WRITTEN EXERCISE:
Please output every line of the material as it stands, without the pictures.

COLLECTED MATERIAL:

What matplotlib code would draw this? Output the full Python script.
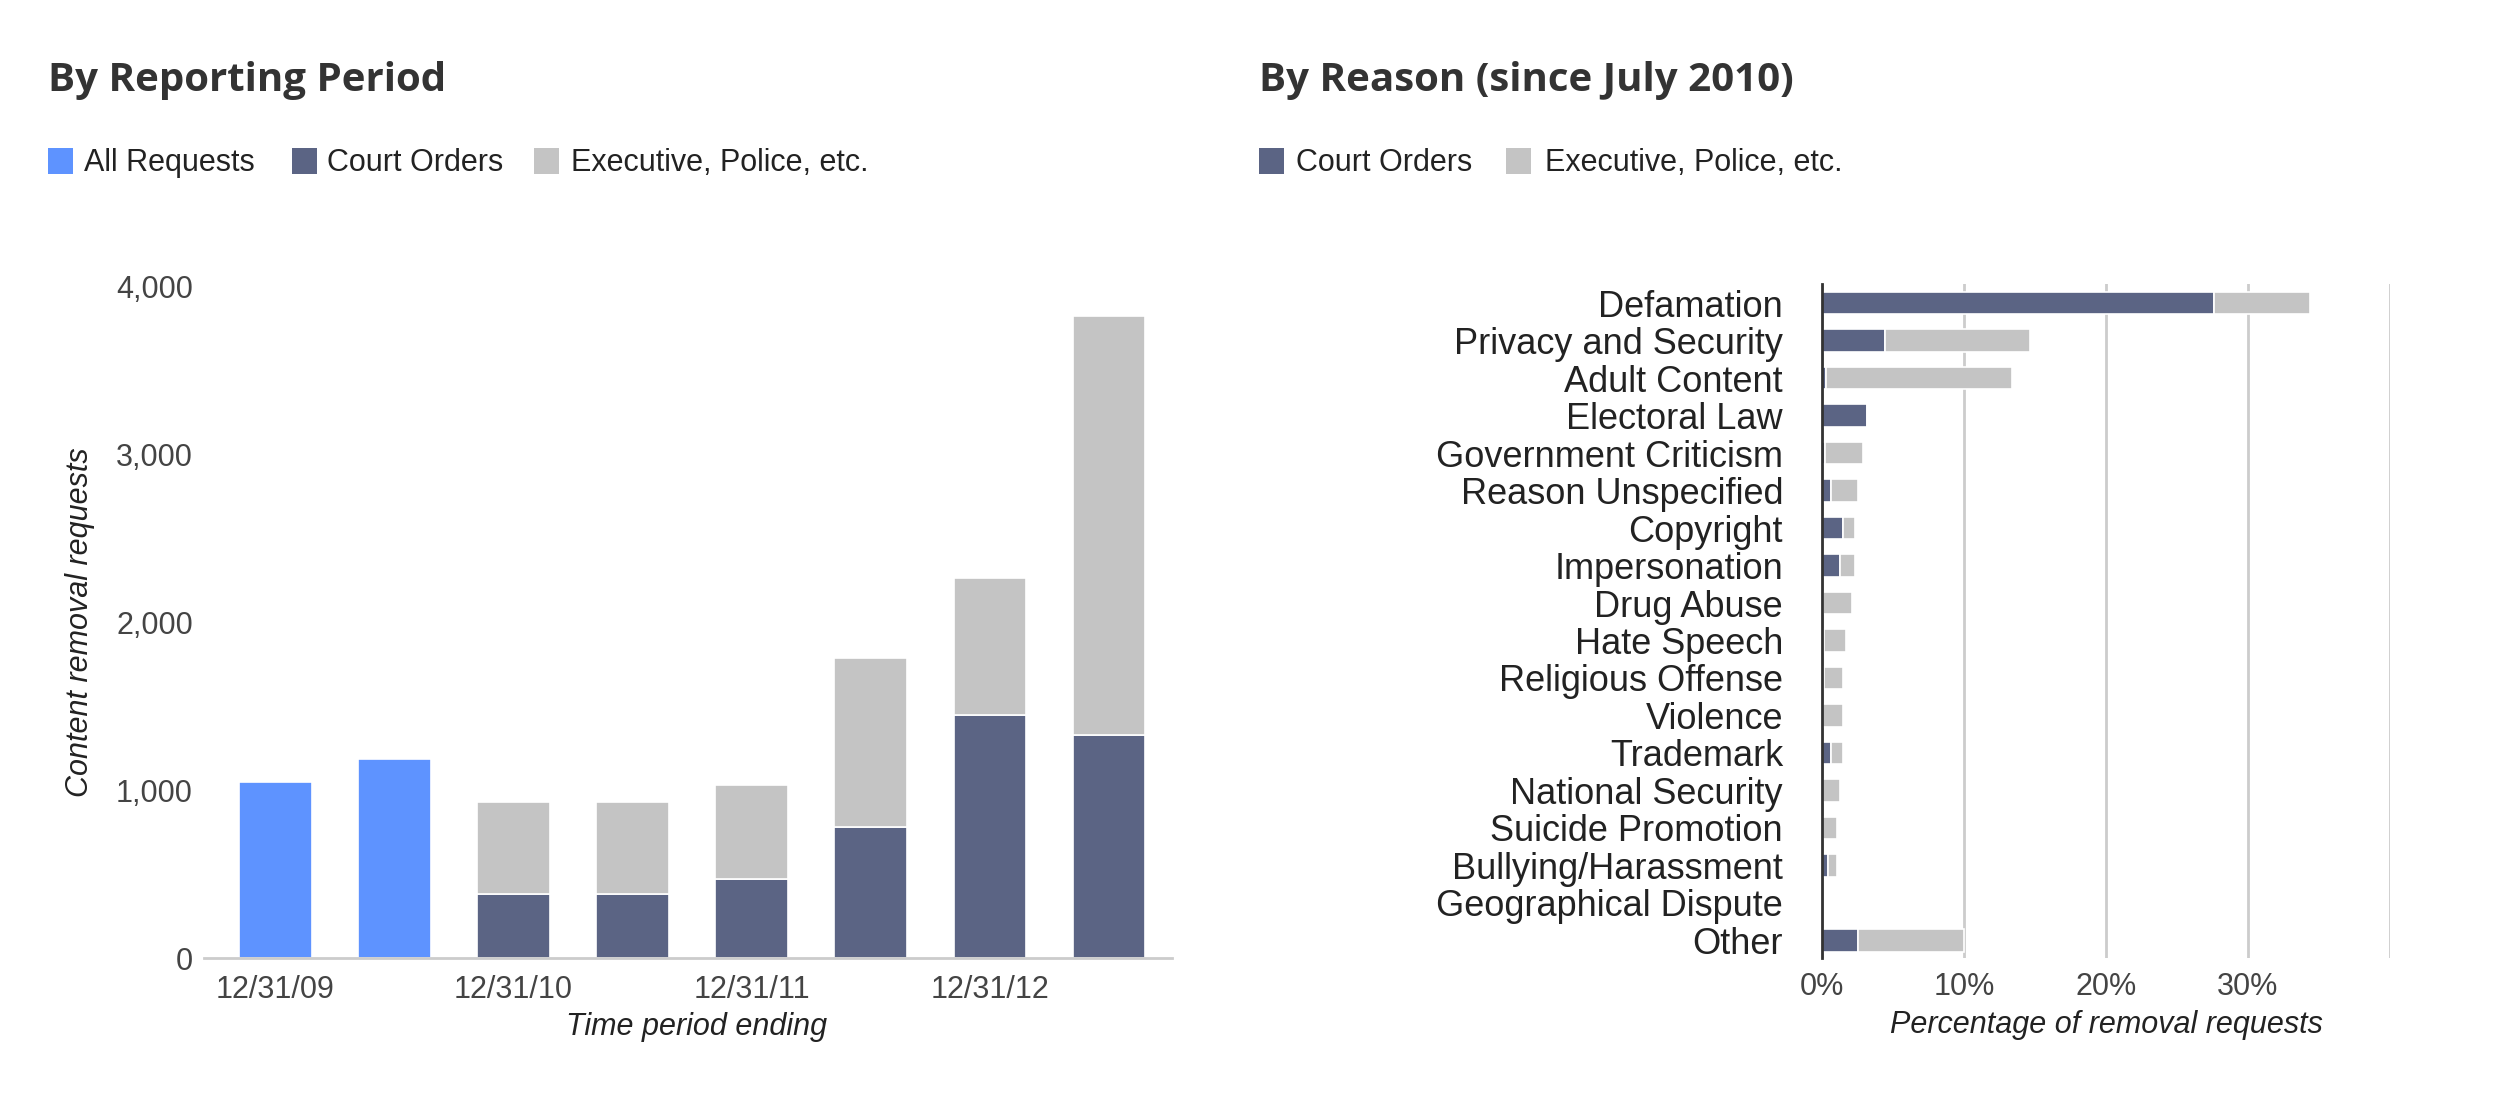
import numpy as np
import matplotlib
matplotlib.use("Agg")
import matplotlib.pyplot as plt
from matplotlib.patches import Rectangle

# ---------------- data ----------------
periods = ['12/31/09', '6/30/10', '12/31/10', '6/30/11', '12/31/11',
           '6/30/12', '12/31/12', '6/30/13']
shown_period_labels = ['12/31/09', '', '12/31/10', '', '12/31/11', '', '12/31/12', '']
all_requests = [1047, 1184, np.nan, np.nan, np.nan, np.nan, np.nan, np.nan]
court_period = [np.nan, np.nan, 382, 382, 473, 783, 1451, 1329]
exec_period = [np.nan, np.nan, 547, 547, 559, 1005, 816, 2501]

reasons = ['Defamation', 'Privacy and Security', 'Adult Content', 'Electoral Law',
           'Government Criticism', 'Reason Unspecified', 'Copyright', 'Impersonation',
           'Drug Abuse', 'Hate Speech', 'Religious Offense', 'Violence', 'Trademark',
           'National Security', 'Suicide Promotion', 'Bullying/Harassment',
           'Geographical Dispute', 'Other']
court_reason = [27.6, 4.45, 0.25, 3.15, 0.2, 0.65, 1.5, 1.3, 0.05, 0.15, 0.15, 0.0,
                0.65, 0.0, 0.0, 0.45, 0.0, 2.55]
exec_reason = [6.8, 10.2, 13.15, 0.1, 2.7, 1.85, 0.8, 1.0, 2.05, 1.55, 1.35, 1.5,
               0.85, 1.25, 1.05, 0.6, 0.0, 7.45]
pct_ticks = [0, 10, 20, 30, 40]
pct_labels = ['0%', '10%', '20%', '30%', '']

# ---------------- style ----------------
BLUE = '#5e93ff'
COURT = '#5b6484'
EXEC = '#c4c4c4'
W, H = 2500, 1111
SANS = ['Liberation Sans', 'DejaVu Sans']
TITLE = ['Open Sans', 'DejaVu Sans']

plt.rcParams['font.family'] = SANS

fig = plt.figure(figsize=(W / 100, H / 100), dpi=100)
fig.patch.set_facecolor('white')


def fx(px):
    return px / W


def fy(py):
    return 1 - py / H


# ---------------- left chart ----------------
axL = fig.add_axes([fx(204), fy(958), fx(1172) - fx(204), fy(287) - fy(958)])
x = np.arange(len(periods))
bw = 0.61
axL.bar(x, all_requests, width=bw, color=BLUE, edgecolor='white', linewidth=1.2)
axL.bar(x, court_period, width=bw, color=COURT, edgecolor='white', linewidth=1.2)
axL.bar(x, exec_period, width=bw, bottom=court_period, color=EXEC,
        edgecolor='white', linewidth=1.2)
axL.set_xlim(-0.6, 7.53)
axL.set_ylim(0, 4000)
axL.set_yticks([0, 1000, 2000, 3000, 4000])
axL.set_yticklabels(['0', '1,000', '2,000', '3,000', '4,000'])
axL.set_xticks(x)
axL.set_xticklabels(shown_period_labels)
axL.tick_params(axis='both', length=0, labelsize=22, labelcolor='#444444')
axL.tick_params(axis='x', pad=12)
axL.tick_params(axis='y', pad=8)
for s in ['top', 'right', 'left']:
    axL.spines[s].set_visible(False)
axL.spines['bottom'].set_color('#cccccc')
axL.spines['bottom'].set_linewidth(2)

fig.text(fx(80), fy(622), 'Content removal requests', rotation=90, style='italic',
         fontsize=22, color='#222222', ha='center', va='center')
fig.text(fx(697), fy(1027), 'Time period ending', style='italic',
         fontsize=22, color='#222222', ha='center', va='center')

# ---------------- right chart ----------------
axR = fig.add_axes([fx(1822), fy(958), fx(2390) - fx(1822), fy(284) - fy(958)])
y = np.arange(len(reasons))
bh = 0.6
axR.barh(y, court_reason, height=bh, color=COURT, edgecolor='white', linewidth=1.2)
axR.barh(y, exec_reason, height=bh, left=court_reason, color=EXEC,
         edgecolor='white', linewidth=1.2)
axR.set_xlim(0, 40)
axR.set_ylim(17.47, -0.51)
axR.set_xticks(pct_ticks)
axR.set_xticklabels(pct_labels)
axR.set_yticks(y)
axR.set_yticklabels(reasons)
axR.grid(axis='x', color='#cccccc', linewidth=2)
axR.set_axisbelow(True)
axR.tick_params(axis='both', length=0)
axR.tick_params(axis='x', labelsize=22, labelcolor='#444444', pad=10)
axR.tick_params(axis='y', labelsize=26, labelcolor='#222222', pad=28)
for s in ['top', 'right', 'bottom']:
    axR.spines[s].set_visible(False)
axR.spines['left'].set_color('#333333')
axR.spines['left'].set_linewidth(2)
axR.spines['left'].set_zorder(5)

fig.text(fx(2106), fy(1025), 'Percentage of removal requests', style='italic',
         fontsize=22, color='#222222', ha='center', va='center')

# ---------------- titles ----------------
fig.text(fx(48), fy(80), 'By Reporting Period', fontsize=29, fontweight='bold',
         family=TITLE, color='#333333', ha='left', va='center')
fig.text(fx(1259), fy(80), 'By Reason (since July 2010)', fontsize=29,
         fontweight='bold', family=TITLE, color='#333333', ha='left', va='center')

# ---------------- legends ----------------
def legend_item(x0, label, color, xtext):
    fig.add_artist(Rectangle((fx(x0), fy(174)), fx(25), fy(148) - fy(174),
                             transform=fig.transFigure, facecolor=color,
                             edgecolor='none'))
    fig.text(fx(xtext), fy(163), label, fontsize=22, color='#222222',
             ha='left', va='center')


legend_item(48, 'All Requests', BLUE, 84)
legend_item(292, 'Court Orders', COURT, 327)
legend_item(534, 'Executive, Police, etc.', EXEC, 571)
legend_item(1259, 'Court Orders', COURT, 1296)
legend_item(1506, 'Executive, Police, etc.', EXEC, 1545)

fig.savefig('out.png', dpi=100, facecolor='white')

FULL RESPONSE:
What matplotlib code would draw this? Output the full Python script.
import numpy as np
import matplotlib
matplotlib.use("Agg")
import matplotlib.pyplot as plt
from matplotlib.patches import Rectangle

# ---------------- data ----------------
periods = ['12/31/09', '6/30/10', '12/31/10', '6/30/11', '12/31/11',
           '6/30/12', '12/31/12', '6/30/13']
shown_period_labels = ['12/31/09', '', '12/31/10', '', '12/31/11', '', '12/31/12', '']
all_requests = [1047, 1184, np.nan, np.nan, np.nan, np.nan, np.nan, np.nan]
court_period = [np.nan, np.nan, 382, 382, 473, 783, 1451, 1329]
exec_period = [np.nan, np.nan, 547, 547, 559, 1005, 816, 2501]

reasons = ['Defamation', 'Privacy and Security', 'Adult Content', 'Electoral Law',
           'Government Criticism', 'Reason Unspecified', 'Copyright', 'Impersonation',
           'Drug Abuse', 'Hate Speech', 'Religious Offense', 'Violence', 'Trademark',
           'National Security', 'Suicide Promotion', 'Bullying/Harassment',
           'Geographical Dispute', 'Other']
court_reason = [27.6, 4.45, 0.25, 3.15, 0.2, 0.65, 1.5, 1.3, 0.05, 0.15, 0.15, 0.0,
                0.65, 0.0, 0.0, 0.45, 0.0, 2.55]
exec_reason = [6.8, 10.2, 13.15, 0.1, 2.7, 1.85, 0.8, 1.0, 2.05, 1.55, 1.35, 1.5,
               0.85, 1.25, 1.05, 0.6, 0.0, 7.45]
pct_ticks = [0, 10, 20, 30, 40]
pct_labels = ['0%', '10%', '20%', '30%', '']

# ---------------- style ----------------
BLUE = '#5e93ff'
COURT = '#5b6484'
EXEC = '#c4c4c4'
W, H = 2500, 1111
SANS = ['Liberation Sans', 'DejaVu Sans']
TITLE = ['Open Sans', 'DejaVu Sans']

plt.rcParams['font.family'] = SANS

fig = plt.figure(figsize=(W / 100, H / 100), dpi=100)
fig.patch.set_facecolor('white')


def fx(px):
    return px / W


def fy(py):
    return 1 - py / H


# ---------------- left chart ----------------
axL = fig.add_axes([fx(204), fy(958), fx(1172) - fx(204), fy(287) - fy(958)])
x = np.arange(len(periods))
bw = 0.61
axL.bar(x, all_requests, width=bw, color=BLUE, edgecolor='white', linewidth=1.2)
axL.bar(x, court_period, width=bw, color=COURT, edgecolor='white', linewidth=1.2)
axL.bar(x, exec_period, width=bw, bottom=court_period, color=EXEC,
        edgecolor='white', linewidth=1.2)
axL.set_xlim(-0.6, 7.53)
axL.set_ylim(0, 4000)
axL.set_yticks([0, 1000, 2000, 3000, 4000])
axL.set_yticklabels(['0', '1,000', '2,000', '3,000', '4,000'])
axL.set_xticks(x)
axL.set_xticklabels(shown_period_labels)
axL.tick_params(axis='both', length=0, labelsize=22, labelcolor='#444444')
axL.tick_params(axis='x', pad=12)
axL.tick_params(axis='y', pad=8)
for s in ['top', 'right', 'left']:
    axL.spines[s].set_visible(False)
axL.spines['bottom'].set_color('#cccccc')
axL.spines['bottom'].set_linewidth(2)

fig.text(fx(80), fy(622), 'Content removal requests', rotation=90, style='italic',
         fontsize=22, color='#222222', ha='center', va='center')
fig.text(fx(697), fy(1027), 'Time period ending', style='italic',
         fontsize=22, color='#222222', ha='center', va='center')

# ---------------- right chart ----------------
axR = fig.add_axes([fx(1822), fy(958), fx(2390) - fx(1822), fy(284) - fy(958)])
y = np.arange(len(reasons))
bh = 0.6
axR.barh(y, court_reason, height=bh, color=COURT, edgecolor='white', linewidth=1.2)
axR.barh(y, exec_reason, height=bh, left=court_reason, color=EXEC,
         edgecolor='white', linewidth=1.2)
axR.set_xlim(0, 40)
axR.set_ylim(17.47, -0.51)
axR.set_xticks(pct_ticks)
axR.set_xticklabels(pct_labels)
axR.set_yticks(y)
axR.set_yticklabels(reasons)
axR.grid(axis='x', color='#cccccc', linewidth=2)
axR.set_axisbelow(True)
axR.tick_params(axis='both', length=0)
axR.tick_params(axis='x', labelsize=22, labelcolor='#444444', pad=10)
axR.tick_params(axis='y', labelsize=26, labelcolor='#222222', pad=28)
for s in ['top', 'right', 'bottom']:
    axR.spines[s].set_visible(False)
axR.spines['left'].set_color('#333333')
axR.spines['left'].set_linewidth(2)
axR.spines['left'].set_zorder(5)

fig.text(fx(2106), fy(1025), 'Percentage of removal requests', style='italic',
         fontsize=22, color='#222222', ha='center', va='center')

# ---------------- titles ----------------
fig.text(fx(48), fy(80), 'By Reporting Period', fontsize=29, fontweight='bold',
         family=TITLE, color='#333333', ha='left', va='center')
fig.text(fx(1259), fy(80), 'By Reason (since July 2010)', fontsize=29,
         fontweight='bold', family=TITLE, color='#333333', ha='left', va='center')

# ---------------- legends ----------------
def legend_item(x0, label, color, xtext):
    fig.add_artist(Rectangle((fx(x0), fy(174)), fx(25), fy(148) - fy(174),
                             transform=fig.transFigure, facecolor=color,
                             edgecolor='none'))
    fig.text(fx(xtext), fy(163), label, fontsize=22, color='#222222',
             ha='left', va='center')


legend_item(48, 'All Requests', BLUE, 84)
legend_item(292, 'Court Orders', COURT, 327)
legend_item(534, 'Executive, Police, etc.', EXEC, 571)
legend_item(1259, 'Court Orders', COURT, 1296)
legend_item(1506, 'Executive, Police, etc.', EXEC, 1545)

fig.savefig('out.png', dpi=100, facecolor='white')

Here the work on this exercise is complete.